The interaction between the natural fractures of varying orientation and conductivity with induced fractures was analyzed on a small-scale (single hydraulic fracture, Sect. 3) and large-scale (multiple wells, Sect. 4) to determine their effects on the DRV. High-resolution study of the DRV using time of flight contours for fluid that moved into the hydraulic fractures of the producing well has become possible due to advances in complex analysis methods (CAM, see Weijermars and Khanal 2019b; van Harmelen and Weijermars 2018). Based on the results from the present study, the following conclusions can be drawn:

  1. 1.

    Natural fracture networks play a significant role in determining the reservoir region drained by hydraulically fractured wells. As such, the natural fractures should be included in hydraulic fracture simulation models (numerical or analytical) before fracture treatment as well as during history matching of production data to yield better agreement of simulation model with field data and generate more accurate predictions of future well performance.

  2. 2.

    The orientation of natural fractures plays a vital role when determining the DRV due to hydraulic fractures. The natural fractures oriented at 90° between individual hydraulic fractures (Fig. 5) results in a maximum shift of DRV toward the adjoining hydraulic fracture. The shift in DRV can lead to an increased interference between the hydraulic fractures of a single well.

  3. 3.

    The natural fractures (Fig. 15c, d) between two parent wells may leave certain areas between the natural fractures undrained due to flow channeling into the natural fractures, which bypasses the matrix blocks between such natural fractures. In contrast, when the natural fractures are oriented in the direction of the well (Fig. 16a–d), fewer undrained regions occur.

  4. 4.

    Although the secondary “natural” fractures may be formed due to hydraulic fracturing (and possibly mitigated), the location and position of primary natural fractures cannot be controlled. In any case, characterization of primary natural fractures, and induced secondary fractures isolated in the matrix may play a vital role during well planning and hydraulic fracture design. For example, a reservoir with highly conductive, but widely spaced, natural fractures needs closely spaced hydraulic fractures to avoid undrained matrix zones. Conversely, a reservoir with numerous natural fractures may suffice with fewer hydraulic fractures because the natural fractures will predominantly direct the matrix regions that will be drained.

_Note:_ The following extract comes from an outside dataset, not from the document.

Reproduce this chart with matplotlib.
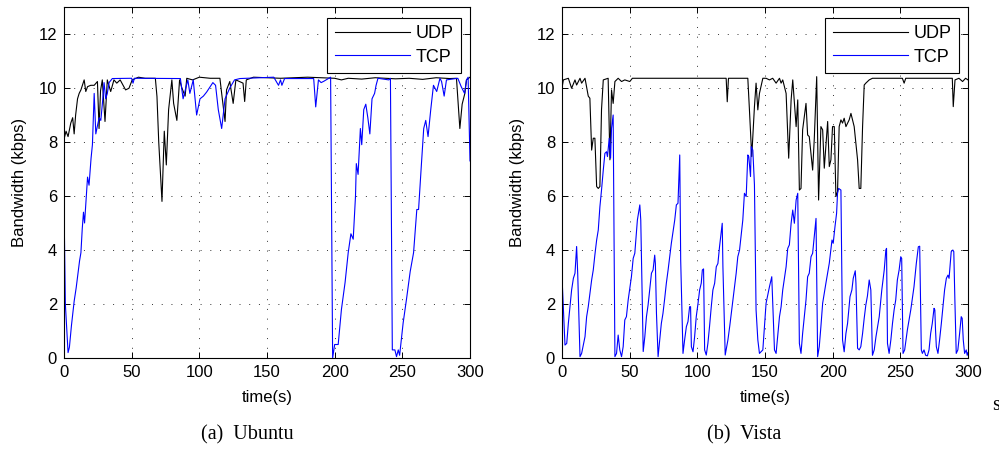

The method presented in this study provides an efficient technique to simulate the flow in porous media. The method provides an accurate alternative to delineate the DRV compared to pressure depletion plots. The current technique is applicable only to single-phase two-dimensional oil reservoirs, which can be a major limitation for reservoirs with multiple heterogeneous layers. However, future work may include adoptions of our code to account for multiphase flow effects (Weijermars and Khanal 2019a). We also intend to apply the CAM fracture flow model to field cases and integrate the model in commercial reservoir software such that the DRV can be easily visualized and compared to pressure depletion plots. However, constraining the permeability and aperture of natural fractures may remain beyond the practical limits of contemporary fracture characterization tools for some time.